Paul Sinha is probably best known as one of Bradley Walsh’s TV team of ‘Chasers’: a characterful crew of six champion quizzers whose aim is to stop four plucky hopefuls getting to the big cash prize first. For over a decade, these brains have tantalised the nation at teatime, helped create Twitter storms of outrage whenever the ‘lower’ offer is taken, and become major personalities in their own rights.
A sparkling hour
Regular viewers will know that alongside his impressive quizzing credentials on and off-screen (Sinha was crowned British Quiz Champion in 2019), he is also both a Doctor and a standup comedian. It’s an intriguing combination, and perhaps lies at the heart of his widespread appeal. For Sinha simply cannot be pigeon-holed and continues to surprise and delight in everything he does; his formidable memory skills worn so lightly and with such self-effacement that we can’t even label him a smug git to assuage our own feelings of contrasted inadequacy.

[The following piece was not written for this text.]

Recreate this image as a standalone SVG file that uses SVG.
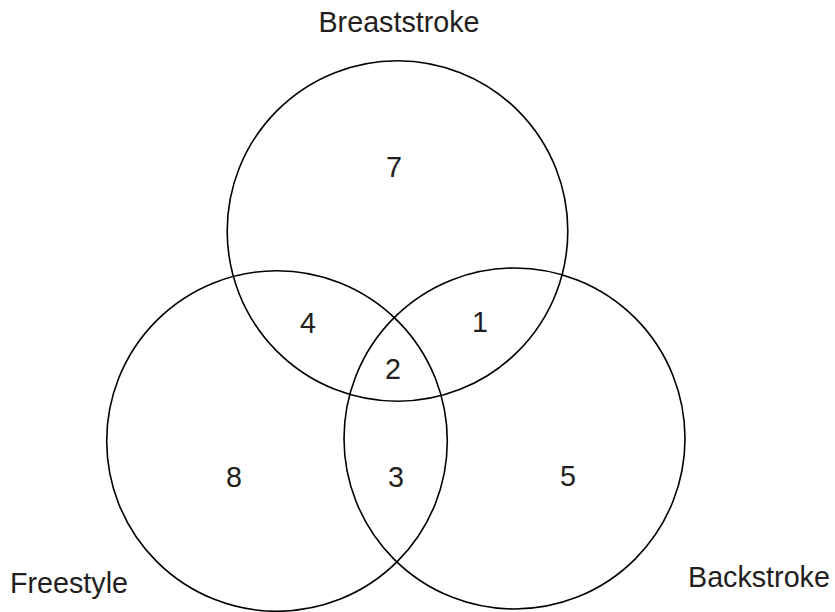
<svg xmlns="http://www.w3.org/2000/svg" width="835" height="612" viewBox="0 0 835 612">
<style>
.c{fill:none;stroke:#000;stroke-width:1.6}
.t{font-family:"Liberation Sans",Arial,sans-serif;font-size:28.7px;fill:#231f20}
.m{text-anchor:middle}
</style>
<rect width="835" height="612" fill="#fff"/>
<g id="breaststroke">
<circle class="c" cx="397.5" cy="231" r="170.3"/>
<text class="t m" x="399" y="32">Breaststroke</text>
</g>
<g id="freestyle">
<circle class="c" cx="277" cy="441" r="170.3"/>
<text class="t" x="10" y="593">Freestyle</text>
</g>
<g id="backstroke">
<circle class="c" cx="514.5" cy="438.5" r="170.5"/>
<text class="t" x="688" y="587">Backstroke</text>
</g>
<g id="counts">
<text class="t m" x="394" y="177">7</text>
<text class="t m" x="308" y="333">4</text>
<text class="t m" x="480" y="332">1</text>
<text class="t m" x="393" y="379">2</text>
<text class="t m" x="234" y="487">8</text>
<text class="t m" x="396" y="487">3</text>
<text class="t m" x="568" y="486">5</text>
</g>
</svg>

These eclectic life choices are the source material for his ‘Once Sinha Lifetime’ tour, kicking off at the Fringe this summer. It is a sparkling hour, replete with family anecdotes, dodgy University choices, insights and quips about his relatively recent Parkinson's diagnosis, and a particularly glorious recreation of his first ever standup gig.
Comedy is subjective. It always will be. And it is in the nature of the beast that not every joke will land every time to every audience. Perfection can never really exist; but if it did, for me at least, it would sound an awful lot like this.
It is a set as combative and bolshy as it is conspiratorial and cosy: and - in one of the highest compliments I can offer – is reminiscent of the comics I watched during the 1980s, when I was just starting to appreciate the power of comedy as a political tool. But despite our parliamentary landscape having never been riper with such low-hanging comedy fruit, searing excoriation of the Establishment has given way to a somewhat goofier modus operandi by too many with the voice to help change things. The righteous anger underpinning much of Sinha’s rhetoric is life giving, and his ability to skewer pomposity and social inequality weaves a much-needed sense of optimism and camaraderie in a world increasingly weary of manufactured culture wars.
Packed with goodies and not a moment of padding or superfluity, this is easily the funniest and most gratifying standup I have seen in two decades of Fringing.